I mention this because I know that fan writers sometimes consider previously published authors to be unfair competition. To a certain extent this is fair enough, and it’s why a lot of these contests (e.g. the recent Pratchett-related novel contest) exclude previously published authors. On the other hand, if you want to be a published writer then guess what, you’ll be competing with published writers to get published. That’s the nature of the business. Unless you’ve reached that blessed stage where publishers come knocking on your door, elbowing each other out of the way to get your next project, it’s a constant hustle for the next job. Opportunities need to be seized, whether you’ve been published before or not.
Anyway, I submitted the full story, left my job, moved house (and city!), finished some other writing gigs, and then moved on to the next stage, which involved notes from Christian and the rest of the editorial team. I worked through those, re-submitted the story, and had another bit of a wait before getting confirmation that yes, the story had been accepted for Fear the Alien.
A flurry of paperwork later, and I was a fully signed-up Black Library author, albeit with one short story to my name.

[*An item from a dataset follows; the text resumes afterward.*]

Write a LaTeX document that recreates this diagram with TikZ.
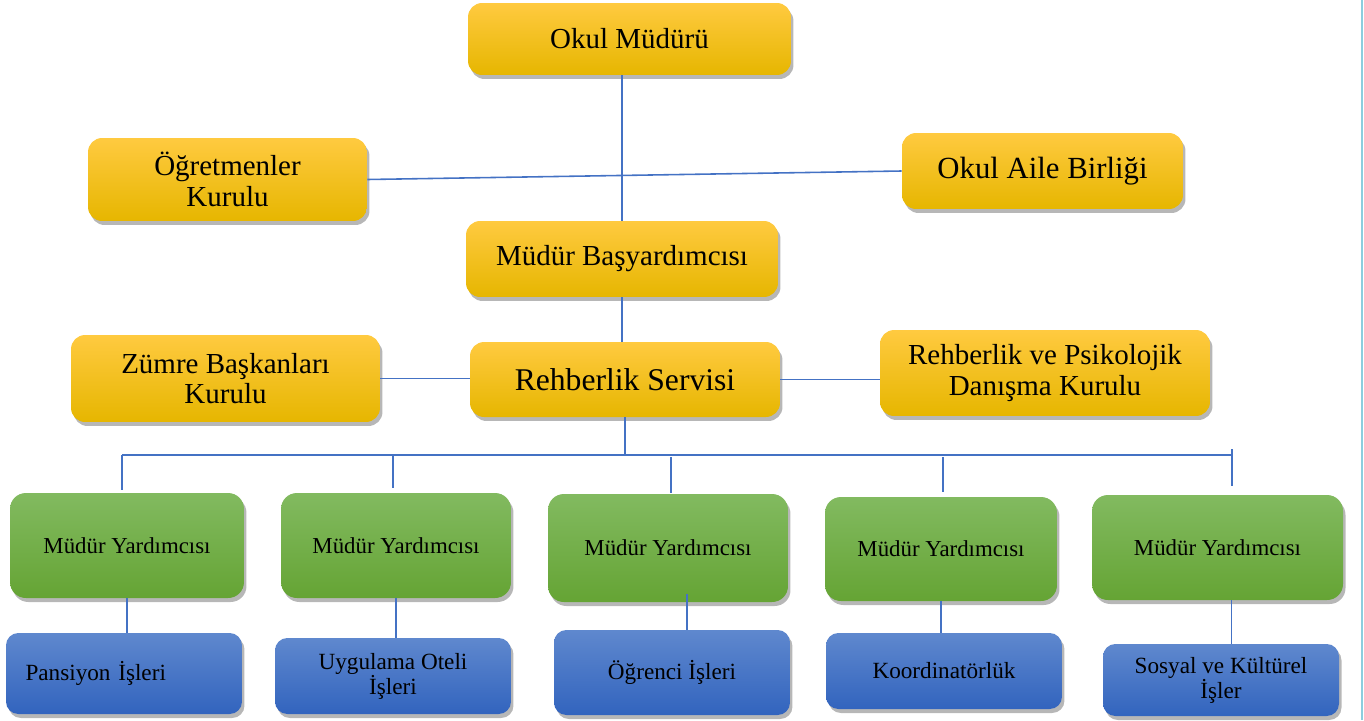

I’m very pleased with the story, I really enjoyed working on it, and I hope the vast BL fanbase enjoy it too. This post is, more than anything, for their benefit – having seen on the blogs and forum threads the passion with which they bring to the books, the games and the hobby as a whole, I thought it would be worth explaining, as a newbie BL author, my history with these universes and how I came to end up writing in it.
From my childhood, reading about Drachenfels in White Dwarf, to adulthood, on the verge of being published in the vast line of books that those three advertised books eventually created. And all it took was twenty one years.
So there you go.
Fear the Alien is published in September 2010 by Black Library.